Nine thousand euros per month, about $9,880, may not seem like a serious sum for funding AfD deputies, but, as mentioned earlier, part of the funds were to be channeled through an unnamed NGO. And Sergienko was not acting alone in this scheme. According to phone billing records examined by The Insider and Der Spiegel, he was in regular contact with Sargis Mirzakhanyan, a Russian parliamentary staffer, who was in charge of an outfit called the International Agency for Currency Policy after Russia’s illegal seizure of Crimea in 2014. A previous investigation by the Organized Crime and Corruption Reporting Project demonstrated Mirzakhanyan’s group “paid politicians thousands of euros to put forward pro-Russian resolutions in European legislatures.”
The new findings are likely to intensify scrutiny from European security services, who are already considering Sergienko as a person of interest in an espionage case, as previously reported by Spiegel. The presumed financial flow between the Russian state and AfD, long suspected but never before proven, may also implicate members of the Bundestag who, in Sergienko's own words, were “involved in the case.”
The leaked emails contain documents that may cause even more legal trouble for Sergienko.
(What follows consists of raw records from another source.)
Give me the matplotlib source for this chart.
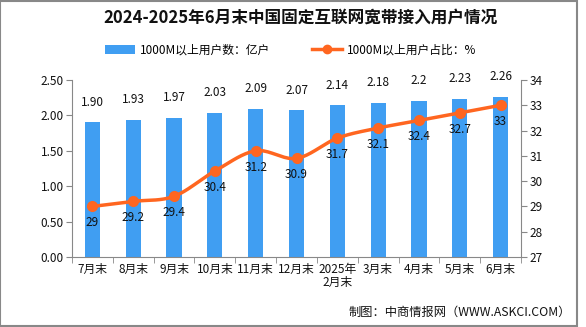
import matplotlib
matplotlib.use("Agg")
import matplotlib.pyplot as plt
import numpy as np
from matplotlib.patches import Rectangle
from matplotlib.lines import Line2D
from matplotlib.patches import Patch

plt.rcParams['font.family'] = ['Noto Sans CJK SC', 'DejaVu Sans']

categories = ["7月末", "8月末", "9月末", "10月末", "11月末", "12月末", "2025年\n2月末",
              "3月末", "4月末", "5月末", "6月末"]
users = [1.90, 1.93, 1.97, 2.03, 2.09, 2.07, 2.14, 2.18, 2.2, 2.23, 2.26]
user_labels = ["1.90", "1.93", "1.97", "2.03", "2.09", "2.07", "2.14", "2.18", "2.2", "2.23", "2.26"]
share = [29, 29.2, 29.4, 30.4, 31.2, 30.9, 31.7, 32.1, 32.4, 32.7, 33]
share_labels = ["29", "29.2", "29.4", "30.4", "31.2", "30.9", "31.7", "32.1", "32.4", "32.7", "33"]
left_ticks = [0.0, 0.5, 1.0, 1.5, 2.0, 2.5]
right_ticks = [27, 28, 29, 30, 31, 32, 33, 34]

bar_color = "#409EF2"
line_color = "#FF6620"
text_color = "#111111"

fig = plt.figure(figsize=(5.86, 3.27), dpi=100)
fig.patches.append(Rectangle((0, 0.003), 0.984, 0.994, transform=fig.transFigure,
                             fill=False, edgecolor="#888888", linewidth=1.5))

ax = fig.add_axes([72/586, 1-257/327, (521-72)/586, (257-80)/327])
x = np.arange(len(categories))
ax.bar(x, users, width=0.37, color=bar_color, zorder=2)
ax.set_xlim(-0.5, len(categories) - 0.5)
ax.set_ylim(0, 2.5)
ax.set_yticks(left_ticks)
ax.set_yticklabels([f"{v:.2f}" for v in left_ticks], fontsize=8.5, color=text_color)
for xi, v, lab in zip(x, users, user_labels):
    ax.annotate(lab, (xi, v), xytext=(0, 10), textcoords="offset points",
                ha="center", va="bottom", fontsize=8.5, color=text_color)

ax.set_xticks(x)
ax.set_xticklabels(categories, fontsize=8.5, color=text_color, linespacing=1.05, va="top")
ax.tick_params(axis="x", length=0, pad=4)
ax.set_xticks(np.arange(-0.5, len(categories), 1), minor=True)
ax.tick_params(axis="x", which="minor", length=4, color="#888888")
ax.tick_params(axis="y", length=4, color="#888888", pad=2)
for s in ["top", "right"]:
    ax.spines[s].set_visible(False)
for s in ["left", "bottom"]:
    ax.spines[s].set_color("#888888")

ax2 = ax.twinx()
ax2.set_ylim(27, 34)
ax2.set_yticks(right_ticks)
ax2.set_yticklabels([str(t) for t in right_ticks], fontsize=8.5, color=text_color)
ax2.tick_params(axis="y", length=4, color="#888888", pad=2)
for s in ["top", "left", "bottom"]:
    ax2.spines[s].set_visible(False)
ax2.spines["right"].set_color("#888888")

# smoothed line (Catmull-Rom through the data points)
xs, ys = [], []
pts = list(zip(x.astype(float), share))
n = len(pts)
for i in range(n - 1):
    p0 = pts[i - 1] if i > 0 else pts[i]
    p1 = pts[i]
    p2 = pts[i + 1]
    p3 = pts[i + 2] if i + 2 < n else pts[i + 1]
    for t in np.linspace(0, 1, 20, endpoint=False):
        t2, t3 = t * t, t * t * t
        for k, arr in ((0, xs), (1, ys)):
            arr.append(0.5 * ((2 * p1[k]) + (-p0[k] + p2[k]) * t +
                              (2 * p0[k] - 5 * p1[k] + 4 * p2[k] - p3[k]) * t2 +
                              (-p0[k] + 3 * p1[k] - 3 * p2[k] + p3[k]) * t3))
xs.append(pts[-1][0]); ys.append(pts[-1][1])
ax2.plot(xs, ys, color=line_color, linewidth=2.5, zorder=3, solid_capstyle="round")
ax2.plot(x, share, linestyle="none", marker="o", markersize=7, color=line_color, zorder=4)
for xi, v, lab in zip(x, share, share_labels):
    ax2.annotate(lab, (xi, v), xytext=(0, -7), textcoords="offset points",
                 ha="center", va="top", fontsize=8.5, color=text_color)

fig.text(0.512, 1 - 18/327, "2024-2025年6月末中国固定互联网宽带接入用户情况",
         ha="center", va="center", fontsize=12, fontweight="bold", color=text_color)

handles = [Patch(facecolor=bar_color, edgecolor="none"),
           Line2D([0], [0], color=line_color, linewidth=2.5, marker="o", markersize=6)]
fig.legend(handles, ["1000M以上用户数：亿户", "1000M以上用户占比：%"],
           loc="center", bbox_to_anchor=(0.496, 1 - 50/327), ncol=2, frameon=False,
           fontsize=8.5, handlelength=2.6, handleheight=0.9, columnspacing=3.5,
           handletextpad=0.4)

fig.text(571/586, 1 - 312/327, "制图：中商情报网（WWW.ASKCI.COM）",
         ha="right", va="center", fontsize=8.8, color=text_color)

fig.savefig("out.png", dpi=100)
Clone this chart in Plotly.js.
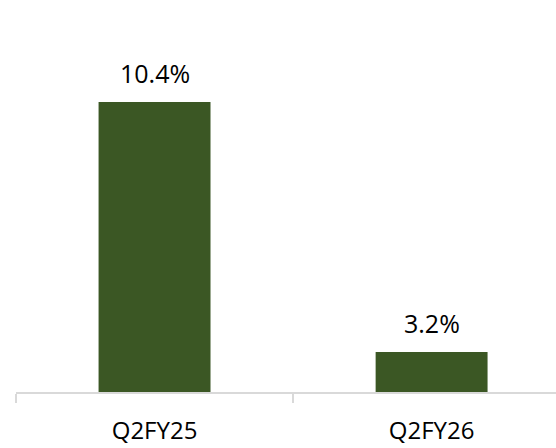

Among the files found in his email are snapshots of his two Russian ID documents: a domestic and a travel passport, both issued in early 2022, around the time of Russia’s invasion of Ukraine. As previously reported by Der Spiegel, Sergienko acquired German citizenship in November 2022 by concealing the fact that he held Russian citizenship. German law does not permit dual citizenship, and Sergienko misrepresented to German authorities that he only had Ukrainian citizenship – which he later renounced – at the time he was naturalized as a German.